Fuck is that scary...


----------



## drmike (Aug 6, 2014)

Welcome to the internet, we own your bases.


----------



## DomainBop (Aug 6, 2014)

> the largest known collection of stolen Internet credentials, including 1.2 billion user name and password combinations and more than 500 million email addresses


That's not true. The NSA has the largest known collection of illegally obtained Internet credentials...


----------



## sv01 (Aug 6, 2014)

https://krebsonsecurity.com/2014/08/qa-on-the-reported-theft-of-1-2b-email-accounts/


----------



## SPINIKR-RO (Aug 7, 2014)

Media seems to be running with this headline but it doesnt really sound like much of a story to me.


----------



## DomainBop (Aug 7, 2014)

> Hold Security is already capitalizing on the panic, charging a $120-per-year subscription to anyone who wants to check if their name and password are on the list. Hold says it's just trying to recoup expenses, but there's something unseemly about stoking fears of cybercrime and then asking concerned citizens to pay up...
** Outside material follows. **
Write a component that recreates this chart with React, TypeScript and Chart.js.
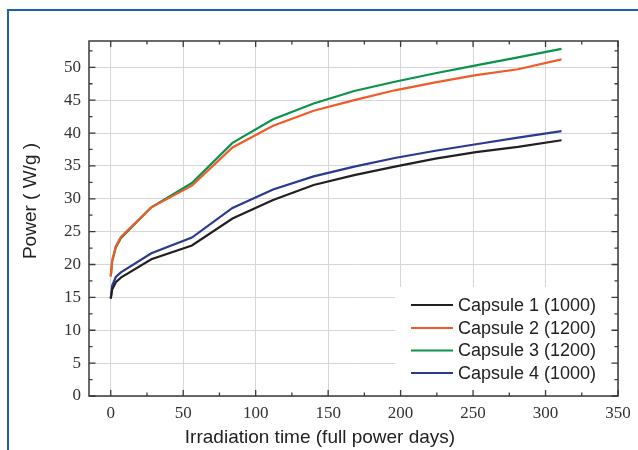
import React, { useEffect, useRef } from "react";
import { Chart, registerables } from "chart.js";

Chart.register(...registerables);

const days = [0, 1, 3.5, 7, 28, 56, 84, 112, 140, 168, 196, 224, 252, 281, 311];
const capsule1 = [14.8, 16.2, 17.3, 18.0, 20.8, 22.9, 27.0, 29.8, 32.1, 33.6, 34.9, 36.1, 37.1, 37.9, 38.9];
const capsule2 = [18.2, 20.6, 22.8, 24.2, 28.7, 32.0, 37.8, 41.1, 43.4, 45.0, 46.5, 47.7, 48.8, 49.7, 51.2];
const capsule3 = [18.2, 20.5, 22.6, 24.0, 28.7, 32.4, 38.5, 42.1, 44.5, 46.4, 47.8, 49.1, 50.3, 51.5, 52.8];
const capsule4 = [14.8, 16.8, 18.1, 18.8, 21.7, 24.1, 28.6, 31.4, 33.4, 34.9, 36.2, 37.3, 38.3, 39.3, 40.3];

const seriesLabels = ["Capsule 1 (1000)", "Capsule 2 (1200)", "Capsule 3 (1200)", "Capsule 4 (1000)"];
const seriesColors = ["#231f20", "#f15a29", "#0a944a", "#2b3990"];
const xTitle = "Irradiation time (full power days)";
const yTitle = "Power ( W/g )";

const framePlugin = {
  id: "framePlugin",
  beforeDraw(chart: any) {
    const ctx = chart.ctx;
    ctx.save();
    ctx.fillStyle = "#ffffff";
    ctx.fillRect(0, 0, chart.width, chart.height);
    ctx.fillStyle = "#1e5fa8";
    ctx.fillRect(7, 9, 700, 2);
    ctx.fillRect(7, 9, 2, 500);
    ctx.restore();
  },
  afterDraw(chart: any) {
    const ctx = chart.ctx;
    const a = chart.chartArea;
    const xs = chart.scales.x;
    const ys = chart.scales.y;
    ctx.save();
    // legend box
    ctx.fillStyle = "#ffffff";
    ctx.fillRect(395, 287, a.right - 395 - 1, a.bottom - 287 - 1);
    const rowY = [305, 328, 350.5, 373];
    ctx.font = "18px 'Liberation Sans', Arial, sans-serif";
    ctx.textBaseline = "middle";
    ctx.textAlign = "left";
    chart.data.datasets.forEach((ds: any, i: number) => {
      ctx.strokeStyle = ds.borderColor;
      ctx.lineWidth = 2;
      ctx.beginPath();
      ctx.moveTo(411, rowY[i]);
      ctx.lineTo(453, rowY[i]);
      ctx.stroke();
      ctx.fillStyle = "#222222";
      ctx.fillText(ds.label, 458, rowY[i] + 1);
    });
    // frame
    ctx.strokeStyle = "#3a3a3a";
    ctx.lineWidth = 1.5;
    ctx.strokeRect(a.left, a.top, a.right - a.left, a.bottom - a.top);
    // ticks
    ctx.lineWidth = 1.3;
    ctx.beginPath();
    for (let v = 0; v <= 350; v += 25) {
      const px = xs.getPixelForValue(v);
      const len = v % 50 === 0 ? 6 : 3.5;
      ctx.moveTo(px, a.bottom);
      ctx.lineTo(px, a.bottom - len);
      ctx.moveTo(px, a.top);
      ctx.lineTo(px, a.top + len);
    }
    for (let v = 0; v <= 52.5; v += 2.5) {
      const py = ys.getPixelForValue(v);
      const len = v % 5 === 0 ? 6.5 : 3.5;
      ctx.moveTo(a.left, py);
      ctx.lineTo(a.left + len, py);
      ctx.moveTo(a.right, py);
      ctx.lineTo(a.right - len, py);
    }
    ctx.stroke();
    // titles
    ctx.fillStyle = "#222222";
    ctx.font = "19px 'Liberation Sans', Arial, sans-serif";
    ctx.textAlign = "center";
    ctx.textBaseline = "alphabetic";
    ctx.fillText(xTitle, 320, 443);
    ctx.translate(36, 201);
    ctx.rotate(-Math.PI / 2);
    ctx.fillText(yTitle, 0, 0);
    ctx.restore();
  },
};

export default function App() {
  const ref = useRef<HTMLCanvasElement | null>(null);
  useEffect(() => {
    if (!ref.current) return;
    const series = [capsule1, capsule2, capsule3, capsule4];
    const chart = new Chart(ref.current, {
      type: "line",
      data: {
        datasets: series.map((s, i) => ({
          label: seriesLabels[i],
          data: s.map((y, j) => ({ x: days[j], y })),
          borderColor: seriesColors[i],
          backgroundColor: seriesColors[i],
          borderWidth: 2.2,
          pointRadius: 0,
          tension: 0,
          fill: false,
        })),
      },
      options: {
        animation: false,
        responsive: false,
        devicePixelRatio: 1,
        layout: { padding: { left: 0, right: 20, top: 41, bottom: 0 } },
        plugins: { legend: { display: false }, tooltip: { enabled: false } },
        scales: {
          x: {
            type: "linear",
            min: -15,
            max: 350,
            afterFit: (s: any) => { s.height = 54; },
            ticks: {
              stepSize: 50,
              includeBounds: false,
              padding: 7,
              color: "#333333",
              font: { family: "'Liberation Serif', 'Times New Roman', serif", size: 17 },
            },
            grid: { color: "#d6d6d6", lineWidth: 1, drawTicks: false },
            border: { display: false },
          },
          y: {
            type: "linear",
            min: 0,
            max: 54,
            afterFit: (s: any) => { s.width = 89; },
            ticks: {
              stepSize: 5,
              includeBounds: false,
              padding: 8,
              color: "#333333",
              font: { family: "'Liberation Serif', 'Times New Roman', serif", size: 17 },
            },
            grid: { color: "#d6d6d6", lineWidth: 1, drawTicks: false },
            border: { display: false },
          },
        },
      },
      plugins: [framePlugin],
    } as any);
    return () => chart.destroy();
  }, []);
  return (
    <div style={{ position: "fixed", left: 0, top: 0, width: 638, height: 450, background: "#fff" }}>
      <canvas ref={ref} width={638} height={450} style={{ display: "block" }} />
    </div>
  );
}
http://www.theverge.com/2014/8/6/5973729/the-problem-with-the-new-york-times-biggest-hack-ever


----------



## SPINIKR-RO (Aug 7, 2014)

LastPass is free as long as you pay the $12/yr for premium. They have a tool that runs any of your stored emails through leaks. They are also warning people if passwords were last updated prior to heartbleed etc.


----------



## HalfEatenPie (Aug 7, 2014)

SPINIKR-RO said:


> LastPass is free as long as you pay the $12/yr for premium.


This sentence just made me lol


----------



## SPINIKR-RO (Aug 7, 2014)

lol well I meant their credential leak feature. But yeah.


----------



## raindog308 (Aug 7, 2014)

I assumed that "1.2 billion passwords amassed" means "we concatenated a bunch of previous leak files together".


----------



## TekStorm - Walter (Sep 4, 2014)

Yeah that is scary, thats why i try to change my pass word on everything on a regular basis and keep a close eye on everything that is important. I work to long and to hard to let some one to walk away with it.


----------



## fixidixi (Sep 6, 2014)

yeah but they havent said those are a billion distinct passwords 

could be select count(id),min(plaintext_pwd) from passwords
result: Password1 | billion


----------